Gentle and intimate but also unflinching when it stares cruelty and trauma in the face, writer and director Colm Bairéad’s An Cailín Ciúin/The Quiet Girl follows the journey of nine-year-old Cáit (Catherine Clinch in a performance as stellar as any I’ve seen among the contenders), an introspective and introverted child, one sibling among at least nine children in an economically struggling family in rural Ireland. Set in 1981 (Cáit and I would be about the same age now), when we first meet the young protagonist, she is hidden among the tall grass as her mother calls for her over and over again. As the camera pans back, she emerges from her bed in the dense uncut hayfield where she has been either dozing or daydreaming, but clearly trying to escape from the chaos (real and emotional) inside her family house in the distance.
I have a memory similar, if happier, to this from my childhood — lying in a large field of tall grass, staring at the clouds, lost in revery.
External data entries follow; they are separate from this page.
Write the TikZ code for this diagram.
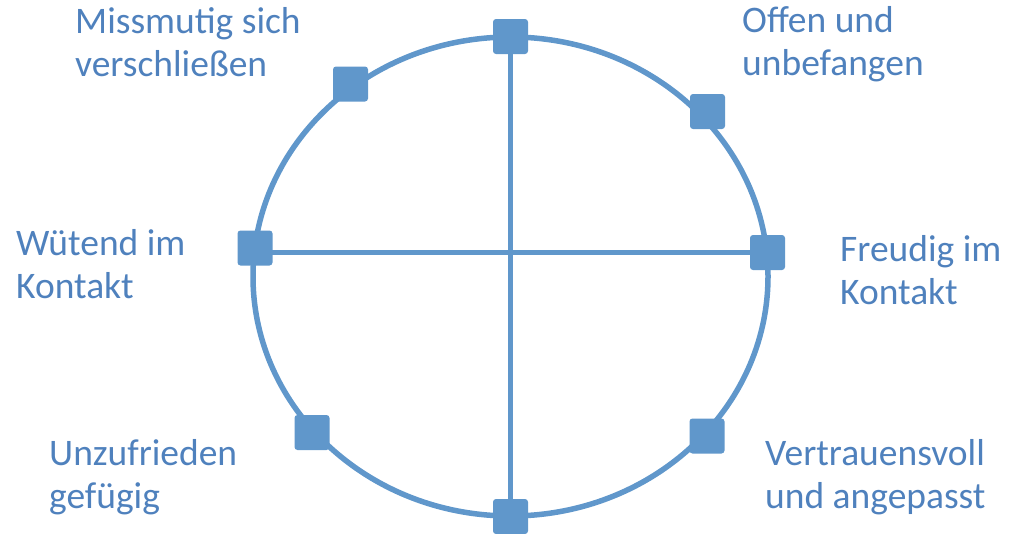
\documentclass[tikz,border=0pt]{standalone}
\usepackage{fontspec}
\setmainfont{Carlito}
\definecolor{shapeblue}{HTML}{6097CB}
\definecolor{textblue}{HTML}{4F81BD}
\tikzset{
  sq/.style={fill=shapeblue, draw=none, rounded corners=3pt, minimum size=35pt, inner sep=0pt},
  ring/.style={draw=shapeblue, line width=5.5pt},
  axis/.style={draw=shapeblue, line width=5.5pt},
  lbl/.style={text=textblue, anchor=base west, inner sep=0pt, align=left, font=\fontsize{37.5}{43}\selectfont}
}
\begin{document}
\begin{tikzpicture}[x=1pt,y=-1pt]
\useasboundingbox (0,0) rectangle (1009,533);
% anchor points
\coordinate (c) at (510.5,276.5);
\coordinate (pt) at (510.5,36.5);
\coordinate (pb) at (510.5,516.5);
\coordinate (pl) at (255,248);
\coordinate (pr) at (767.5,252.5);
\coordinate (ptl) at (350.5,84);
\coordinate (ptr) at (707.5,111.5);
\coordinate (pbl) at (312,432.5);
\coordinate (pbr) at (707,436);
% ring and axes
\draw[ring] (c) ellipse [x radius=257.5pt, y radius=239.5pt];
\draw[axis] (pt) -- (pb);
\draw[axis] (pl |- pr) -- (pr);
% squares
\node[sq] (st) at (pt) {};
\node[sq] (sb) at (pb) {};
\node[sq] (sl) at (pl) {};
\node[sq] (sr) at (pr) {};
\node[sq] (stl) at (ptl) {};
\node[sq] (str) at (ptr) {};
\node[sq] (sbl) at (pbl) {};
\node[sq] (sbr) at (pbr) {};
% labels (anchored at the baseline of their last line)
\node[lbl] (ltl) at (75,76) {Missmutig sich\\verschließen};
\node[lbl] (ltr) at (742,75) {Offen und\\unbefangen};
\node[lbl] (ll) at (16,298) {Wütend im\\Kontakt};
\node[lbl] (lr) at (840,304) {Freudig im\\Kontakt};
\node[lbl] (lbl) at (49,508) {Unzufrieden\\gefügig};
\node[lbl] (lbr) at (765,508) {Vertrauensvoll\\und angepasst};
\end{tikzpicture}
\end{document}
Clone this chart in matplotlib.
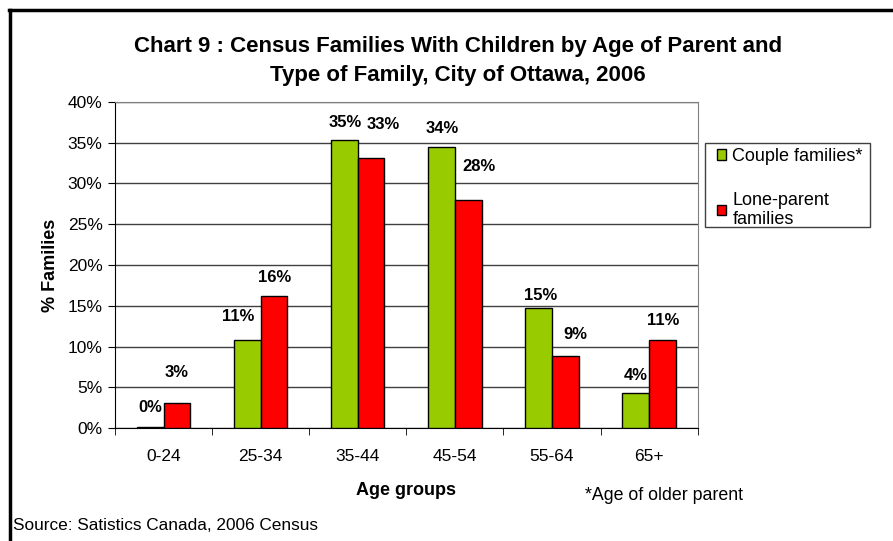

There are other moments in the film that propelled me back in time: Cáit watching the play of light and shadow on the windows of the family car as she rides in the back seat, dust glittering in a beam of light through the curtains in her cousin’s house, the sound of car wheels on a gravel laneway, the smell of dew and earth on a cool summer morning.
I don’t want to say much more about the plot so as not to give any of its treasures away, but I will say that it revolves around seemingly small gestures of common kindness and cruelty that have the power to shape the consciousness, and, I would argue, the spirit, of a child. And of those of adults, as well.
Cáit is quiet. She says very little with words, but communicates oceans more without them. There is an exchange between the young girl and Sean, the middle-aged husband of her mother’s cousin, Eibhlin, that I wanted to share (and that was the catalyst for this short dispatch from my continuing convalescence).
It’s after nightfall, and they are sitting at the edge of a body of water (a sizeable loch, I would guess), after an evening where the petty callousness of another adult caused Cáit, Eibhlin, and Sean to revisit deep-seated trauma, pain, and fears.
As they sit quietly watching lights in the distance, Sean says:
Strange things happen sometimes, don't they?
Something strange happened to you tonight. But Eibhlin didn't mean any harm.
She wants to find the good in other people...hoping she won't be disappointed...
but sometimes she is.
You don't have to say anything.
Always remember that.
Many's the person missed the opportunity to say nothing, and lost much because of it.
“You don’t have to say anything. Always remember that.”
In this strange season of my life, I’m trying to take that wisdom to heart. On Sunday, the day I watched An Cailín Ciúin/The Quiet Girl for the first time, I was in the midst of writing something for you, but I felt so sick and exhausted, sad and twitterpated, that I couldn’t quite get what I wanted to say out of my mind and onto the page. I began to castigate myself for not getting it done better or sooner and then I thought about Sean’s advice. And how kindness, even and perhaps especially to one’s self, can transform a moment, a life, the world.
Just so. I closed the document, saved a draft post, and went to rest some more. I’ve been mostly quiet these last several days, trying to let the stillness and self-compassion work their tender healing until I had something I felt I wanted to say.
An Cailín Ciúin/The Quiet Girl will have a limited release in U.S. theaters next month. If you can find it there or online (fire up those VPNs), please watch it, and remember that sometimes the kindest thing to say is nothing at all.
My intention is to be back on Sunday with a longer reflection on cultivating kindness. Until then try to be as brave and as kind as you can be. Remember that you have not met yet everyone who will love you, and you have not met yet everyone you will love.